Virginia Gov. Bob McDonnell (R) signed a mandatory ultrasound bill into law last month, which will require all women who have an abortion in the state to have an ultrasound first, after backing off his earlier support for a more far-reaching version of the bill that would have required a more invasive ultrasound.
Despite his opposition to “invasive” TSA pat-downs, McDonnell still agreed with requiring women to undergo an additional medical prodecure because they “have a right to know” all available medical information before making a decision.
But his focus on a woman’s right to know ignores that the bill adds an unfunded, unnecessary burden for women seeking an abortion. In an interview with Bloomberg’s All Hunt, McDonnell stood by his “right to know” line without addressing if the law was a mandate:
MCDONNELL: The truth is that in almost all the cases already these ultrasounds are already required for medical reasons. [...] The important part, really, is to be able to show the woman the ultrasound along with all the medical information. [...]
HUNT: Suppose she and her doctor don’t think that’s necessary. You would still mandate it, though, right?
MCDONNELL: Well, again, it’s in a fairly small minority cases where it’s not being performed. But this is the policy that the legislature set.
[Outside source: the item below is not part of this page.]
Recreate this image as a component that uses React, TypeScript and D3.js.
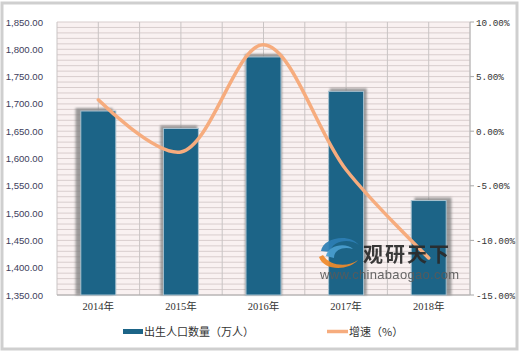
import React from "react";
import * as d3 from "d3";

const years = ["2014年", "2015年", "2016年", "2017年", "2018年"];
const births = [1687, 1655, 1786, 1723, 1523];
const growth = [2.87, -1.9, 7.92, -3.53, -11.61];
const leftTicks = [1350, 1400, 1450, 1500, 1550, 1600, 1650, 1700, 1750, 1800, 1850];
const rightTicks = [10, 5, 0, -5, -10, -15];
const legendLabels = ["出生人口数量（万人）", "增速（%）"];

const W = 520, H = 354;
const PL = 57, PR = 470, PT = 22, PB = 295;

export default function App() {
  const x = d3.scaleBand<string>().domain(years).range([PL, PR]).paddingInner(0).paddingOuter(0);
  const yL = d3.scaleLinear().domain([1350, 1850]).range([PB, PT]);
  const yR = d3.scaleLinear().domain([-15, 10]).range([PB, PT]);
  const bw = x.bandwidth();
  const barW = 35;
  const fmtL = d3.format(",.2f");
  const minor = d3.range(1350, 1851, 10);
  const vLines = d3.range(0, 11).map((i) => PL + (i * bw) / 2);
  const center = (PL + PR) / 2;

  const line = d3
    .line<number>()
    .x((_, i) => (x(years[i]) as number) + bw / 2)
    .y((d) => yR(d))
    .curve(d3.curveCatmullRom.alpha(0.5));

  return (
    <svg width={W} height={H} style={{ position: "absolute", left: 0, top: 0 }}>
      <defs>
        <filter id="blur" x="-20%" y="-20%" width="140%" height="140%">
          <feGaussianBlur stdDeviation="1.3" />
        </filter>
      </defs>
      <rect x={0} y={0} width={W} height={H} fill="#fff" />
      <rect x={2} y={3} width={515} height={346} fill="#fff" stroke="#cfcfcf" strokeWidth={3} />
      {/* plot background */}
      <rect x={PL} y={PT} width={PR - PL} height={PB - PT} fill="#f9f1f1" />
      {minor.map((v) => (
        <line key={"h" + v} x1={PL} x2={PR} y1={yL(v)} y2={yL(v)} stroke="#d8cdcd" strokeWidth={1} />
      ))}
      {vLines.map((vx, i) => (
        <line key={"v" + i} x1={vx} x2={vx} y1={PT} y2={PB} stroke="#c9c4c4" strokeWidth={1} />
      ))}
      <line x1={PL} x2={PR} y1={PB} y2={PB} stroke="#a8a8a8" strokeWidth={1} />
      <line x1={PR} x2={PR} y1={PT} y2={PB} stroke="#b8b8b8" strokeWidth={1} />
      {rightTicks.map((t) => (
        <line key={"rt" + t} x1={PR} x2={PR + 4} y1={yR(t)} y2={yR(t)} stroke="#a8a8a8" />
      ))}
      {/* bars */}
      {births.map((b, i) => {
        const cx = (x(years[i]) as number) + bw / 2;
        const dx = (cx - center) * 0.026;
        const top = yL(b);
        return (
          <g key={"b" + i}>
            <rect
              x={cx - barW / 2 + dx - 1}
              y={top - 3}
              width={barW + 2}
              height={PB - top + 3}
              fill="#7d7d7d"
              opacity={0.75}
              filter="url(#blur)"
            />
            <rect
              x={cx - barW / 2}
              y={top}
              width={barW}
              height={PB - top}
              fill="#1c6487"
              stroke="#a9c2d0"
              strokeWidth={1}
            />
          </g>
        );
      })}
      {/* line */}
      <path d={line(growth) || ""} fill="none" stroke="#f6ac7e" strokeWidth={3.5} strokeLinecap="round" />
      {/* watermark */}
      <g opacity={0.92}>
        <path d="M 321 251 C 323 237, 350 233, 359 245 C 350 238, 332 240, 330 252 Z" fill="#2d7fb5" />
        <path d="M 326 256 C 328 245, 346 242, 353 249 C 344 246, 334 249, 334 258 Z" fill="#4a9fd0" />
        <path d="M 319 257 C 323 270, 347 272, 358 260 C 349 267, 330 267, 323 255 Z" fill="#f08a2a" />
        <text x={363} y={262} fontFamily="Noto Sans CJK SC" fontWeight={700} fontSize={20} fill="#2a2a2a" letterSpacing={2}>
          观研天下
        </text>
        <text x={320} y={279} fontFamily="Liberation Sans, Arial" fontSize={13} fill="#5a5a5a" letterSpacing={0.3}>
          www.chinabaogao.com
        </text>
      </g>
      {/* left axis labels */}
      {leftTicks.map((t) => (
        <text
          key={"l" + t}
          x={43}
          y={yL(t) + 3.5}
          textAnchor="end"
          fontFamily="Liberation Sans, Arial"
          fontSize={9.6}
          fill="#3d3d5c"
        >
          {fmtL(t)}
        </text>
      ))}
      {/* right axis labels */}
      {rightTicks.map((t) => (
        <text
          key={"r" + t}
          x={476}
          y={yR(t) + 3.5}
          fontFamily="Liberation Mono, DejaVu Sans Mono"
          fontSize={9.3}
          fill="#333"
        >
          {t.toFixed(2) + "%"}
        </text>
      ))}
      {/* x labels */}
      {years.map((y) => (
        <text
          key={"x" + y}
          x={(x(y) as number) + bw / 2}
          y={310}
          textAnchor="middle"
          fontFamily="Liberation Serif, Noto Sans CJK SC"
          fontSize={10.5}
          fill="#333"
        >
          {y}
        </text>
      ))}
      {/* legend */}
      <rect x={123} y={329} width={20} height={5} fill="#1c6487" />
      <text x={144} y={335.5} fontFamily="Noto Sans CJK SC" fontSize={11} fill="#333">
        {legendLabels[0]}
      </text>
      <line x1={327} x2={348} y1={331.5} y2={331.5} stroke="#f6ac7e" strokeWidth={3.5} />
      <text x={349} y={335.5} fontFamily="Noto Sans CJK SC" fontSize={11} fill="#333">
        {legendLabels[1]}
      </text>
    </svg>
  );
}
I thought it was the right policy.
The additional requirement throws up another barrier for women who want to have an abortion in Virginia. This invasive law, along with burdensome and expensive state regulations on abortion clinics, are Republican lawmakers’ attempts to limit women’s access to abortion procedures by making it difficult or forcing clinics to close.
Twenty of Virginia’s 23 abortion clinics affected by the new regulations that have gone into place reported that they already meet or will comply with the standards, such as larger hallways, bigger parking lots, and certain health and cooling controls. But complying with the standards was expensive, costing the clinics betweeen $150,000 to $3 million a piece. “These are difficult economic times,” Laura Meyers, president and CEO of Planned Parenthood Metropolitan Washington, told the Washington Examiner. “To put more onerous regulations on health care providers that are not necessary seems very counterproductive.”